Add to that the fear of punishments that may occur if they try to leave, punishments that are perceived as justified and deserved because of all the previous conditioning factors. And on top of that, it is very likely that the toxic partner/church has made sure to isolate them from all contact with people outside a select approved circle that reinforces what they must think and believe, leaving them devoid of any possibility of acquiring different points of view or a critical perspective of their situation. The manipulator makes sure of locking the victim in an echo chamber where they cannot conceive of the idea that their suffering relationship is neither healthy nor normal.

It is not impossible for people to break away from the claws of an abusive relationship (of course, it’s better to avoid getting trapped in the first place).
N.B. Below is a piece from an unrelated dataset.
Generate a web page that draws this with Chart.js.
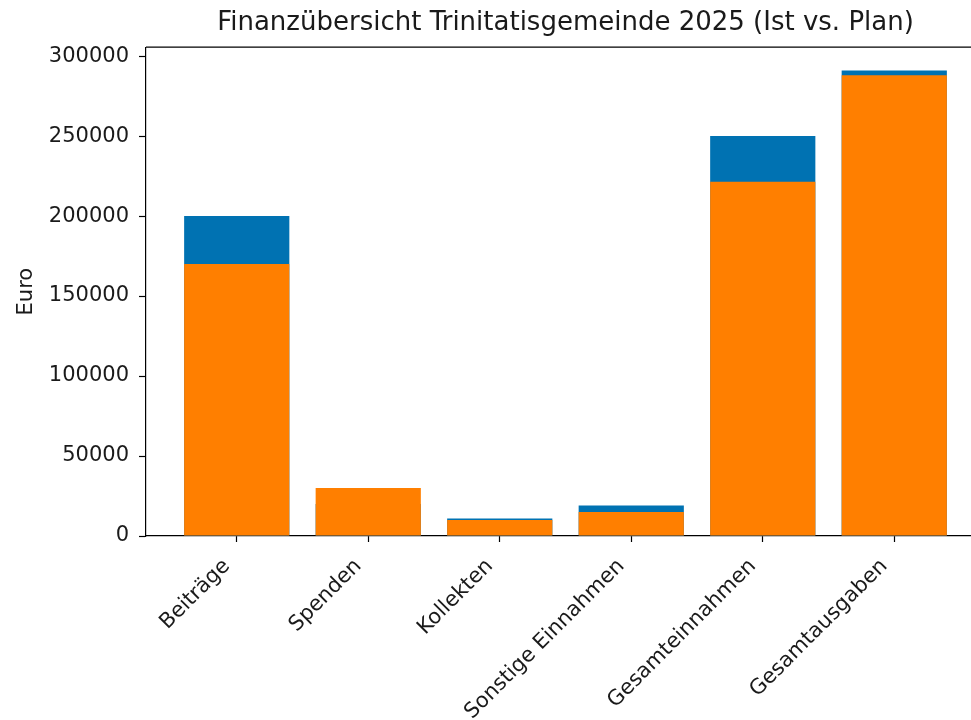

However, if the underlying problem is not addressed — manipulation and the tools used to achieve it — nothing ensures that someone who managed to successfully get away from toxicity doesn’t fall again. After all, at first the toxic one is always not like the others.

The best vaccine is to leave behind the illusion of intellectual invulnerability, and to assume that we are all susceptible to fall for manipulative tricks. That’s why it is important to know them and how to identify them, as well as to know our own vulnerabilities and blind spots that can be taken advantage of. Above all, it’s important to be critical and not be afraid of asking questions. Healthy levels of self-esteem, self-love, and critical thinking are the best shields against manipulation.